Voltando ao ponto de partida de minha crônica – afinal era sobre o Dia do Meio Ambiente – sou tentado a afirmar categoricamente que estamos em um “meio ambiente” político, social, econômico e natural contaminado pela espoliação altamente predatória. Em tal contexto, os retrocessos na política ambiental ganham em capacidade destruidora. Lembro algumas medidas da agenda específica voltada a regular nossa relação com tudo que tem a ver com o acesso e uso do grande patrimônio natural – bem comum planetário que nos cabe gerir: a legislação flexibilizando todo o sistema regulatório sobre terras, por MP na calada da noite; o “Pacote do Veneno” em discussão no Congresso, para atender aos ruralistas e o que chamam o licenciamento de “fitossanitários”; a perda de autonomia da Funai e o travamento da política de demarcação de terras indígenas e quilombolas; a total desregulação do licenciamento ambiental; a facilidade com que áreas de conservação permanente e protegidas são reduzidas ou liberadas para exploração mineral. Enfim, nada a comemorar e muito a se indignar no que está sendo promovido em termos predatórios para nosso bem comum natural.

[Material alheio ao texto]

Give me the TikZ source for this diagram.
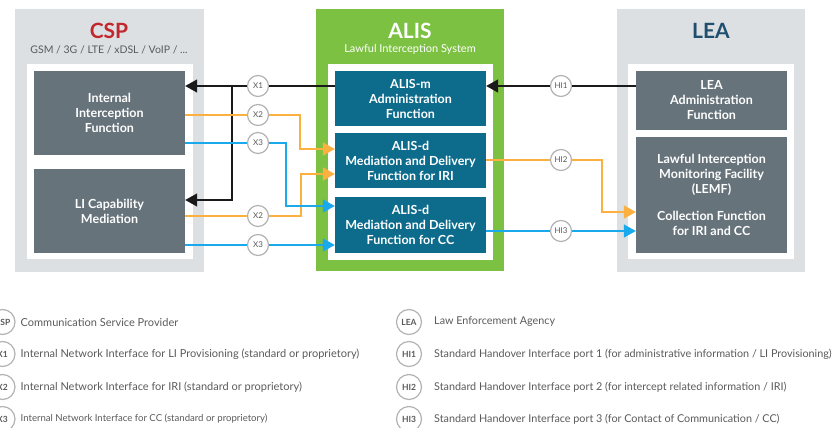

Para finalizar, deixo aqui um fio de esperança, olhando para o que aconteceu nas últimas semanas. O “rei está nu”, literalmente. A greve dos caminhoneiros por seus direitos, concordemos ou não, teve impacto em toda a vida econômica e foi além das suas conquistas em termos de preços do óleo diesel para a frota de mais de dois milhões de caminhões que eles conduzem garantindo a logística do país. Foi mais do que uma greve, na medida em que mostrou praticamente, até no que chegava ao nosso prato, a total incompatibilidade da política econômica com as necessidades e demandas internas que temos. O atrelar tudo ao mercado globalizado e dolarizado pode ser bom para negócios, mas se volta contra nós todas e todos. Mostrou, ainda, o quanto fraco e perdido está o governo golpista. O desmonte chegou à própria agenda predatória e as comportas eleitorais se escancararam de vez. Mudanças de conjuntura apontam para possibilidades ou mais problemas, mas o mesmo que tínhamos até ontem ficou inviável.